Paix et croissance : des indicateurs contrastés
Derrière le débat politique, plusieurs cabinets de conseil soulignent des indicateurs encourageants. La croissance non pétrolière devrait atteindre 4 % en 2024 contre 3,2 % l’an passé, portée par la relance de la Zone économique spéciale de Pointe-Noire et l’essor du numérique.
Le Fonds monétaire international, partenaire technique depuis 2019, note cependant que la soutenabilité de la dette exige la poursuite des réformes fiscales et la transparence dans la gestion des entreprises publiques, des points régulièrement évoqués par le chef de l’État dans ses interventions.
Pour Marie-Rosine Okemba, économiste à l’université Marien-Ngouabi, « la paix intérieure constitue un atout compétitif rarement intégré dans les calculs macroéconomiques ». Elle estime que la maîtrise de l’inflation et la sécurisation des couloirs commerciaux pourraient faire gagner un point de croissance supplémentaire.
Le calendrier électoral sous observation
Le discours n’a pas levé le voile sur les intentions présidentielles pour 2026. Dans les cercles diplomatiques, on observe que Denis Sassou Nguesso privilégie pour l’instant la consolidation des engagements régionaux, notamment la médiation dans la crise soudano-tchadienne, plutôt que les considérations électorales.

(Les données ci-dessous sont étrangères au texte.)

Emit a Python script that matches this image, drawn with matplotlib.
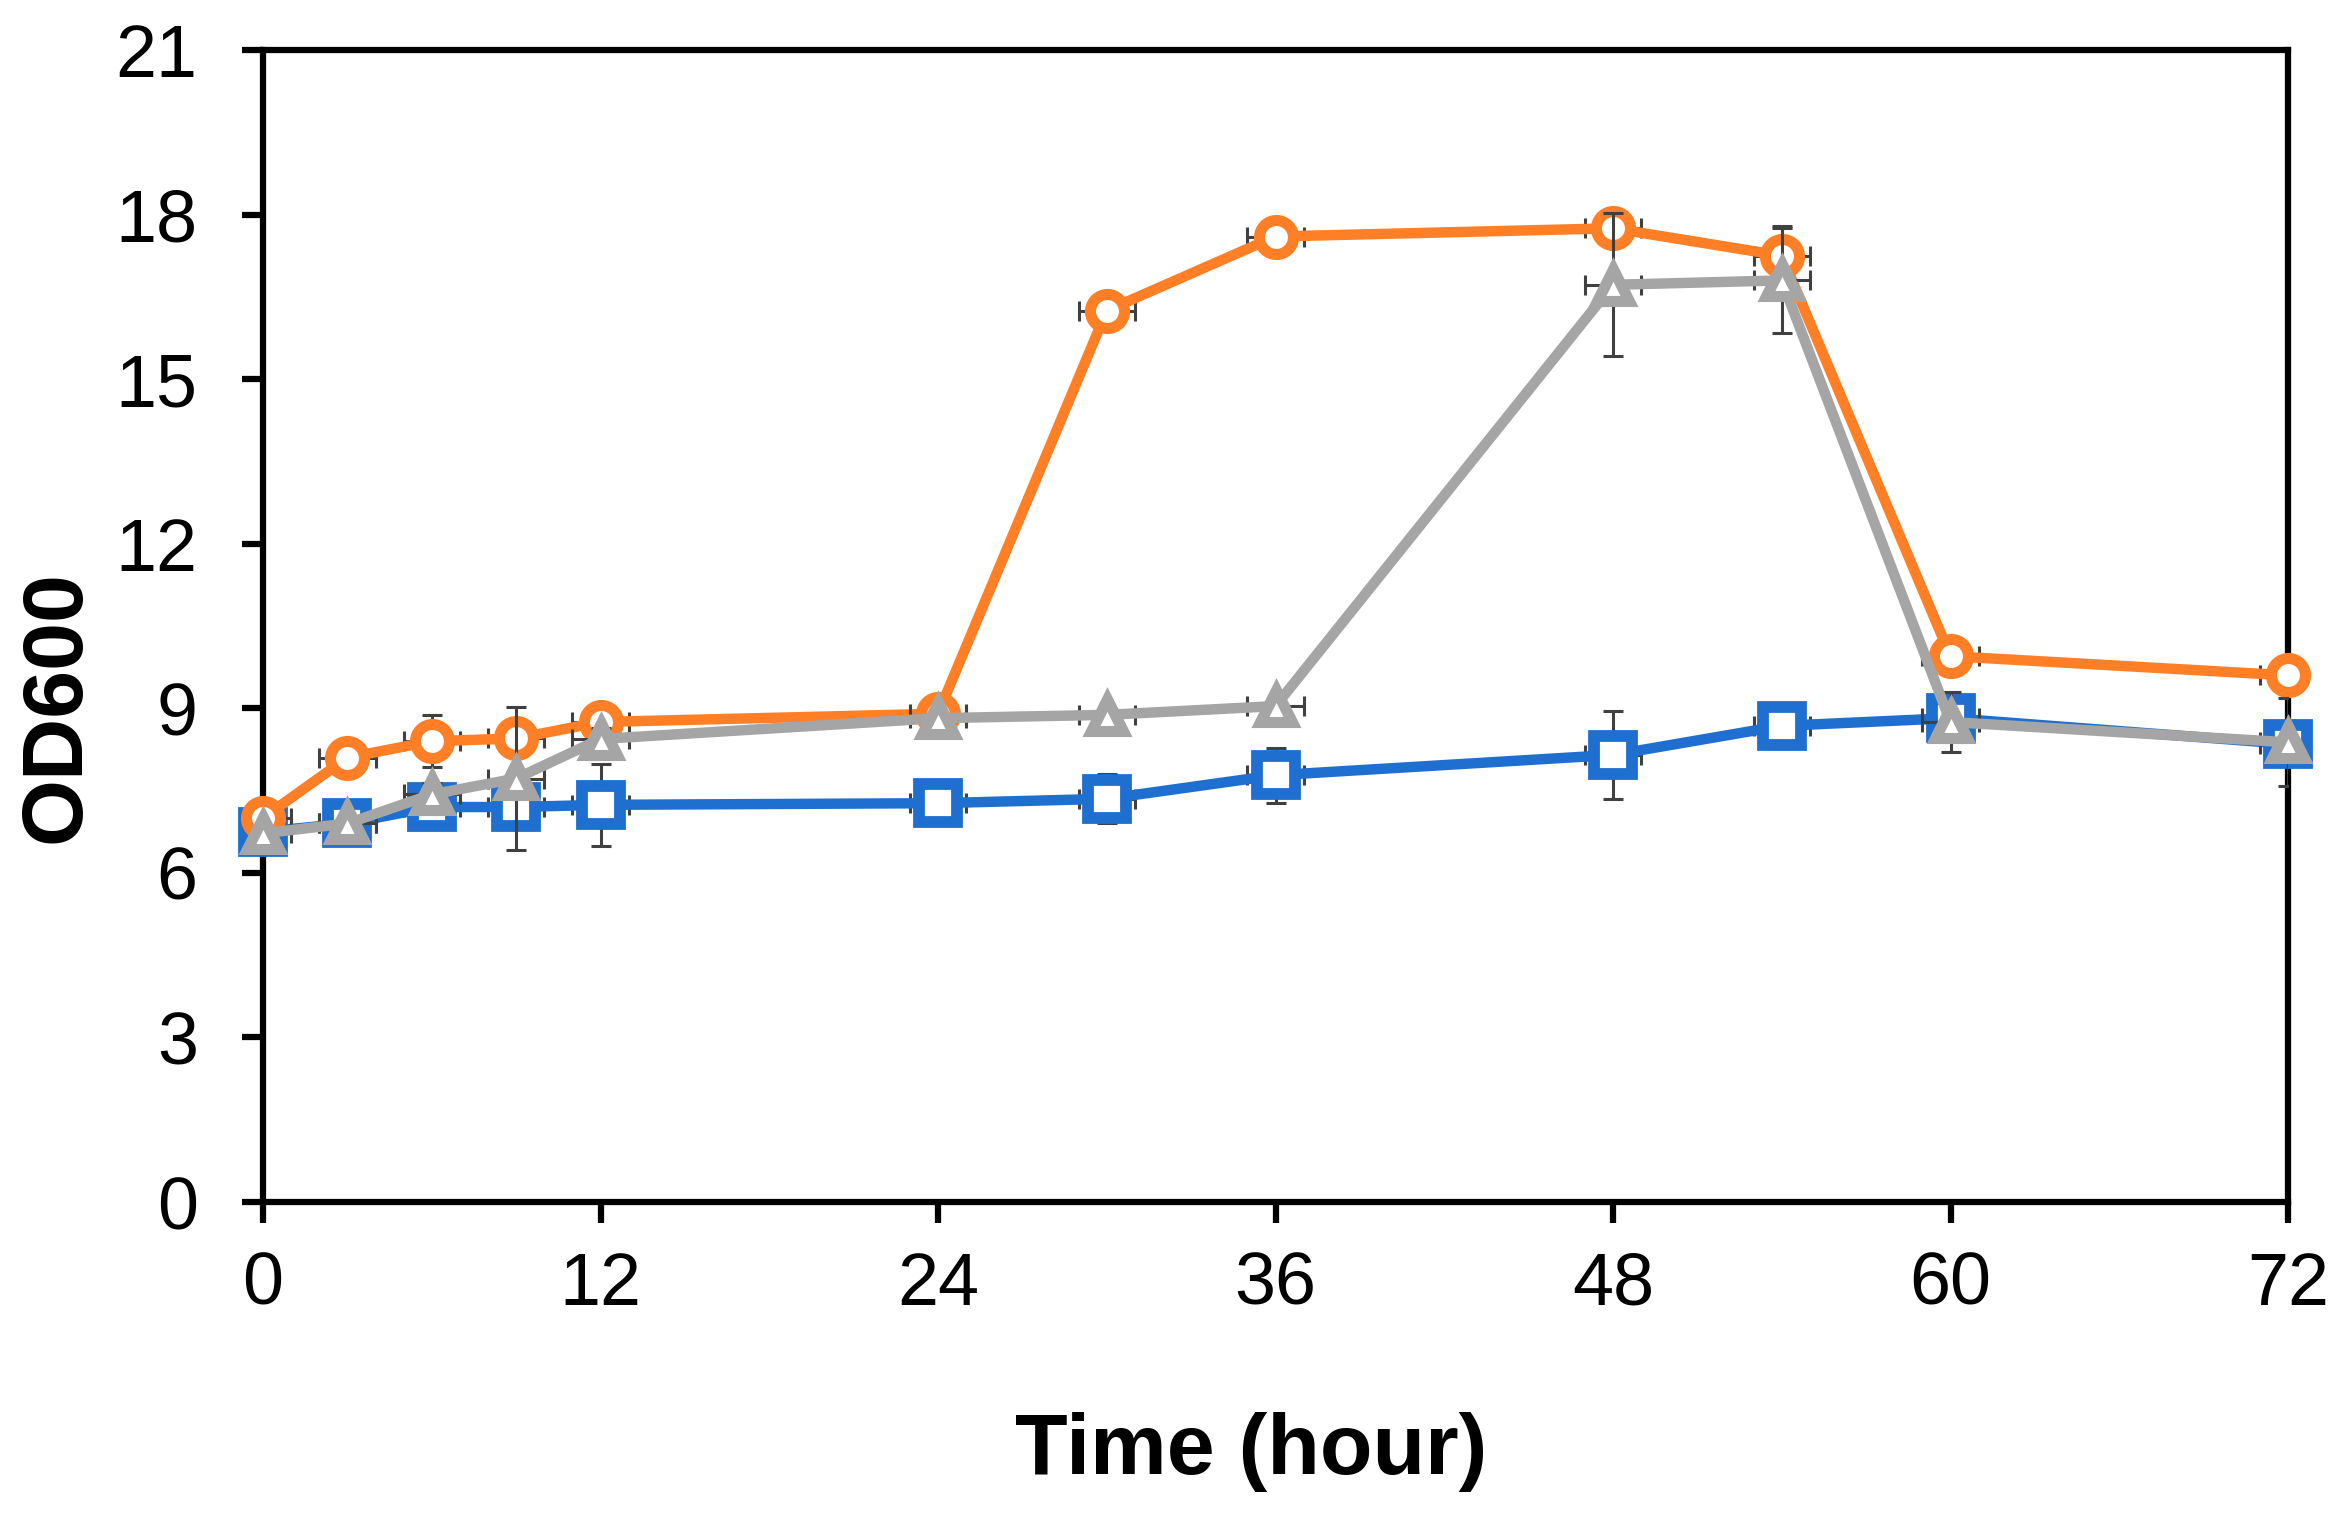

La Commission électorale, de son côté, poursuit la révision des listes en impliquant les partis et la société civile. Plusieurs observateurs saluent la mise à disposition, pour la première fois, d’un portail public où chaque citoyen peut vérifier son inscription et signaler les doubles enregistrements.
Selon le constitutionnaliste André Bopaka, ce mécanisme « renforce la confiance et réduit la tentation de la violence électorale ». Il rappelle que, dans le Bassin du Congo, le pluralisme politique progresse plus vite lorsque la traçabilité du vote s’améliore.
Regards d’experts sur le panafricanisme prôné
Au-delà du cadre purement national, le président a rattaché son propos à la « vivification du panafricanisme ». L’expulsion en mars dernier de l’activiste franco-béninois Kemi Seba, évoquée par l’opposition, illustre les tensions entourant cette sensibilité idéologique.
Pour le politologue camerounais Fabrice Tchakounte, invité d’un webinaire du Centre d’études stratégiques de Brazzaville, « le panafricanisme version Congo mise sur des alliances pragmatiques, finançant des infrastructures régionales tout en protégeant les équilibres intérieurs ». Cette voie éviterait, selon lui, les ruptures brutales.
Des diplomates accrédités à l’Union africaine constatent que Brazzaville plaide régulièrement pour une représentation accrue des États du Centre dans les organes de décision continentaux. La stratégie vise, d’après eux, à faire émerger un marché de 250 millions d’habitants autour du corridor Congo-Océan.
Enjeux sociaux et attentes citoyennes
Sur le terrain, les attentes demeurent tangibles. À Mfilou, quartier populaire de Brazzaville, des mères de famille interrogées espèrent surtout la baisse du prix du manioc et la réhabilitation des forages, convaincues que la paix prônée par les autorités prendra sens à travers des gestes concrets.
À Oyo, fief du président, l’accent est mis sur l’enseignement technique. Le nouveau lycée agricole, financé par un partenariat sino-congolais, ouvrira en décembre et promet 300 places d’apprentissage, signe qu’investissement social et stabilité institutionnelle peuvent se nourrir mutuellement.
Dans la diaspora, notamment à Paris et Kinshasa, des associations de jeunes Congolais appellent à transformer le débat sur la paix en projets concrets de retour des compétences. Elles proposent un fonds de co-investissement pour encourager l’implantation de start-ups créées par les expatriés.
Le ministère des Finances étudie le mécanisme et évoque une possible garantie publique limitée, conditionnée au respect des normes environnementales, afin d’aligner l’initiative sur la stratégie nationale de développement durable.